When a foreign military occupier can decree that it will simply shut down entire universities and elicit virtually no reaction, especially from those who declare themselves to be the guardians of the sanctity of the academy, it is a sign of how far the logic of brute force has been normalized and accepted when it comes to Israel.
There are legitimate questions to be asked about if and when international sanctions or boycotts are appropriate and effective. Clearly, in the case of apartheid South Africa, there was a large international consensus that sanctions targeting civil society, business and sports, were not only legitimate, but vital to bringing down the apartheid regime. The Guardian argued recently that there is “clear moral case” and growing consensus for a sports boycott of Zimbabwe in protest at President Robert Mugabe’s growing human rights abuses (“Murdoch and morality: Time to take a stand over Zimbabwe,” The Guardian, 9 January 2002). Israel cannot forever expect to remain above the standards applied to other countries, and to neurotically hide behind the defence that all criticism is motivated by hatred or ill-intent, and never by its own actions.

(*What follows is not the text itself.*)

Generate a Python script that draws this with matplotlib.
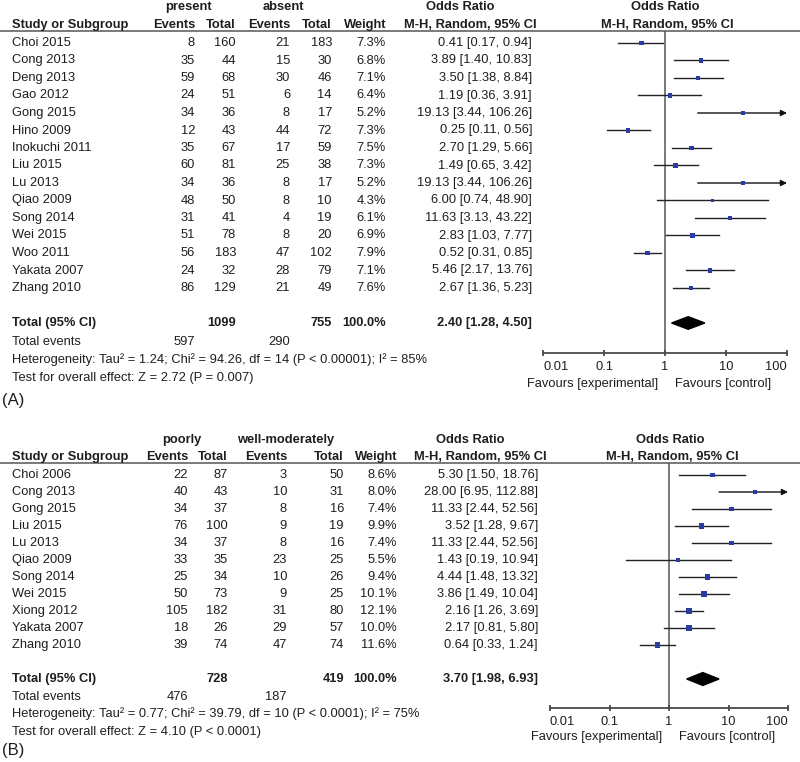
import numpy as np
import matplotlib
matplotlib.use("Agg")
import matplotlib.pyplot as plt

plt.rcParams['font.family'] = ['Liberation Sans', 'DejaVu Sans']

# ---------------- data: panel A ----------------
studies_a = ["Choi 2015", "Cong 2013", "Deng 2013", "Gao 2012", "Gong 2015", "Hino 2009",
             "Inokuchi 2011", "Liu 2015", "Lu 2013", "Qiao 2009", "Song 2014", "Wei 2015",
             "Woo 2011", "Yakata 2007", "Zhang 2010"]
ev1_a = [8, 35, 59, 24, 34, 12, 35, 60, 34, 48, 31, 51, 56, 24, 86]
tot1_a = [160, 44, 68, 51, 36, 43, 67, 81, 36, 50, 41, 78, 183, 32, 129]
ev2_a = [21, 15, 30, 6, 8, 44, 17, 25, 8, 8, 4, 8, 47, 28, 21]
tot2_a = [183, 30, 46, 14, 17, 72, 59, 38, 17, 10, 19, 20, 102, 79, 49]
weight_a = [7.3, 6.8, 7.1, 6.4, 5.2, 7.3, 7.5, 7.3, 5.2, 4.3, 6.1, 6.9, 7.9, 7.1, 7.6]
or_a = [0.41, 3.89, 3.50, 1.19, 19.13, 0.25, 2.70, 1.49, 19.13, 6.00, 11.63, 2.83, 0.52, 5.46, 2.67]
lo_a = [0.17, 1.40, 1.38, 0.36, 3.44, 0.11, 1.29, 0.65, 3.44, 0.74, 3.13, 1.03, 0.31, 2.17, 1.36]
hi_a = [0.94, 10.83, 8.84, 3.91, 106.26, 0.56, 5.66, 3.42, 106.26, 48.90, 43.22, 7.77, 0.85, 13.76, 5.23]
total_a = dict(n1=1099, n2=755, e1=597, e2=290, est=2.40, lo=1.28, hi=4.50,
               het="Heterogeneity: Tau\u00b2 = 1.24; Chi\u00b2 = 94.26, df = 14 (P < 0.00001); I\u00b2 = 85%",
               test="Test for overall effect: Z = 2.72 (P = 0.007)")
groups_a = ["present", "absent"]

# ---------------- data: panel B ----------------
studies_b = ["Choi 2006", "Cong 2013", "Gong 2015", "Liu 2015", "Lu 2013", "Qiao 2009",
             "Song 2014", "Wei 2015", "Xiong 2012", "Yakata 2007", "Zhang 2010"]
ev1_b = [22, 40, 34, 76, 34, 33, 25, 50, 105, 18, 39]
tot1_b = [87, 43, 37, 100, 37, 35, 34, 73, 182, 26, 74]
ev2_b = [3, 10, 8, 9, 8, 23, 10, 9, 31, 29, 47]
tot2_b = [50, 31, 16, 19, 16, 25, 26, 25, 80, 57, 74]
weight_b = [8.6, 8.0, 7.4, 9.9, 7.4, 5.5, 9.4, 10.1, 12.1, 10.0, 11.6]
or_b = [5.30, 28.00, 11.33, 3.52, 11.33, 1.43, 4.44, 3.86, 2.16, 2.17, 0.64]
lo_b = [1.50, 6.95, 2.44, 1.28, 2.44, 0.19, 1.48, 1.49, 1.26, 0.81, 0.33]
hi_b = [18.76, 112.88, 52.56, 9.67, 52.56, 10.94, 13.32, 10.04, 3.69, 5.80, 1.24]
total_b = dict(n1=728, n2=419, e1=476, e2=187, est=3.70, lo=1.98, hi=6.93,
               het="Heterogeneity: Tau\u00b2 = 0.77; Chi\u00b2 = 39.79, df = 10 (P < 0.0001); I\u00b2 = 75%",
               test="Test for overall effect: Z = 4.10 (P < 0.0001)")
groups_b = ["poorly", "well-moderately"]

xticks = [0.01, 0.1, 1, 10, 100]
xticklabels = ["0.01", "0.1", "1", "10", "100"]

# ---------------- figure ----------------
W, H = 800, 762
fig = plt.figure(figsize=(W / 100, H / 100), dpi=100)
ov = fig.add_axes([0, 0, 1, 1])
ov.set_xlim(0, W)
ov.set_ylim(H, 0)
ov.axis('off')

FS = 9.3
TC = '#1e1e1e'
BLUE = '#2b3aa6'
LINE = '#4a4a4a'


def txt(x, y, s, ha='left', bold=False, size=FS):
    ov.text(x, y, s, ha=ha, va='center', fontsize=size, color=TC,
            fontweight='bold' if bold else 'normal')


def panel(label, studies, ev1, tot1, ev2, tot2, weight, ors, los, his, tot, groups, L):
    y0, dy = L['y0'], L['dy']
    c = L['cols']
    # group header
    txt(L['grp_x'][0], L['grp_y'], groups[0], ha='center', bold=True)
    txt(L['grp_x'][1], L['grp_y'], groups[1], ha='center', bold=True)
    txt(L['orh'][0], L['grp_y'], "Odds Ratio", ha='center', bold=True)
    txt(L['forh'][0], L['grp_y'], "Odds Ratio", ha='center', bold=True)
    # column header
    txt(12, L['head_y'], "Study or Subgroup", bold=True)
    txt(c[0], L['head_y'], "Events", ha='right', bold=True)
    txt(c[1], L['head_y'], "Total", ha='right', bold=True)
    txt(c[2], L['head_y'], "Events", ha='right', bold=True)
    txt(c[3], L['head_y'], "Total", ha='right', bold=True)
    txt(c[4], L['head_y'], "Weight", ha='right', bold=True)
    txt(L['orh'][1], L['head_y'], "M-H, Random, 95% CI", ha='center', bold=True)
    txt(L['forh'][1], L['head_y'], "M-H, Random, 95% CI", ha='center', bold=True)
    ov.plot([0, W], [L['line_y'], L['line_y']], color='#707070', lw=1.3)

    n = len(studies)
    for i in range(n):
        y = y0 + dy * i
        txt(12, y, studies[i])
        txt(c[0], y, str(ev1[i]), ha='right')
        txt(c[1], y, str(tot1[i]), ha='right')
        txt(c[2], y, str(ev2[i]), ha='right')
        txt(c[3], y, str(tot2[i]), ha='right')
        txt(c[4], y, f"{weight[i]:.1f}%", ha='right')
        txt(L['or_r'], y, f"{ors[i]:.2f} [{los[i]:.2f}, {his[i]:.2f}]", ha='right')

    ti = L['total_idx']
    yt = y0 + dy * ti
    txt(12, yt, "Total (95% CI)", bold=True)
    txt(c[1], yt, str(tot['n1']), ha='right', bold=True)
    txt(c[3], yt, str(tot['n2']), ha='right', bold=True)
    txt(c[4], yt, "100.0%", ha='right', bold=True)
    txt(L['or_r'], yt, f"{tot['est']:.2f} [{tot['lo']:.2f}, {tot['hi']:.2f}]", ha='right', bold=True)
    txt(12, yt + L['foot'][0], "Total events")
    txt(c[0], yt + L['foot'][0], str(tot['e1']), ha='right')
    txt(c[2], yt + L['foot'][0], str(tot['e2']), ha='right')
    txt(12, yt + L['foot'][1], tot['het'])
    txt(12, yt + L['foot'][2], tot['test'])
    txt(2, L['label_y'], label, size=12)

    # forest axes
    xl, xr = L['fx']
    ax = fig.add_axes([xl / W, 1 - L['axis_y'] / H, (xr - xl) / W, (L['axis_y'] - L['line_y']) / H])
    ax.patch.set_alpha(0)
    ax.set_xscale('log')
    ax.set_xlim(0.01, 100)
    ax.set_ylim((L['axis_y'] - y0) / dy, (L['line_y'] - y0) / dy)
    for s in ['top', 'left', 'right']:
        ax.spines[s].set_visible(False)
    ax.spines['bottom'].set_color(LINE)
    ax.spines['bottom'].set_linewidth(1.3)
    ax.set_yticks([])
    ax.set_xticks(xticks)
    ax.set_xticklabels(xticklabels)
    ax.minorticks_off()
    ax.tick_params(axis='x', direction='inout', length=5, width=1.3, color=LINE,
                   labelsize=FS, labelcolor=TC, pad=3)
    labs = ax.get_xticklabels()
    labs[0].set_ha('left')
    labs[-1].set_ha('right')
    ax.axvline(1, color='#555555', lw=1.1, zorder=1)

    idx = np.arange(n)
    for i in range(n):
        if his[i] > 100:
            ax.annotate('', xy=(100, idx[i]), xytext=(los[i], idx[i]),
                        arrowprops=dict(arrowstyle='-|>', color='#111111', lw=1.0,
                                        mutation_scale=9, shrinkA=0, shrinkB=0),
                        annotation_clip=False)
        else:
            ax.plot([los[i], his[i]], [idx[i], idx[i]], color='#222222', lw=1.0, zorder=2)
    ax.scatter(ors, idx, s=1.4 * np.array(weight), marker='s', color=BLUE, zorder=3, linewidths=0)
    h = L['dh']
    ax.fill([tot['lo'], tot['est'], tot['hi'], tot['est']],
            [ti, ti - h, ti, ti + h], color='black', zorder=3)
    ax.annotate("Favours [experimental]", xy=(1, 0), xycoords=('data', 'axes fraction'),
                xytext=(-5, -L['fav_off'] * 0.72), textcoords='offset points',
                ha='right', va='center', fontsize=FS, color=TC)
    ax.annotate("Favours [control]", xy=(1, 0), xycoords=('data', 'axes fraction'),
                xytext=(7, -L['fav_off'] * 0.72), textcoords='offset points',
                ha='left', va='center', fontsize=FS, color=TC)


LA = dict(y0=43, dy=17.5, grp_y=7, head_y=25, line_y=31, cols=[195, 236, 290, 332, 386],
          or_r=532, grp_x=[188, 283], orh=[460, 470], forh=[665, 667], fx=(543, 787),
          axis_y=353, total_idx=16, foot=[19, 37, 55], label_y=400, dh=0.36, fav_off=31)
LB = dict(y0=475, dy=17, grp_y=440, head_y=457, line_y=463, cols=[188, 228, 287, 344, 397],
          or_r=538, grp_x=[182, 286], orh=[470, 480], forh=[670, 672], fx=(550, 788),
          axis_y=708, total_idx=12, foot=[18, 35, 53], label_y=751, dh=0.38, fav_off=29)

panel("(A)", studies_a, ev1_a, tot1_a, ev2_a, tot2_a, weight_a, or_a, lo_a, hi_a, total_a, groups_a, LA)
panel("(B)", studies_b, ev1_b, tot1_b, ev2_b, tot2_b, weight_b, or_b, lo_b, hi_b, total_b, groups_b, LB)

fig.savefig("out.png", dpi=100)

The growing debate in North American and European universities about the need for popular action against Israel’s abuses is in part a reaction to the total failure of the international community, especially the United States which bankrolls and arms Israel, to end Israel’s four-decade military dictatorship over millions of Palestinians. It is this military dictatorship –the occupation — that fuels the cycle of mutual murder of which the Tel Aviv attacks were just the latest and certainly not the last episode. Vilifying as Nazis and anti-Semites those who are looking for non-violent ways to respond to Israel’s relentless campaign of destruction and colony-construction in Palestine is unlikely to put the debate back in the bottle, nor to save Israel from the perhaps irreversible damage it is doing to itself by rejecting every reasonable compromise that stands a chance of bringing peace.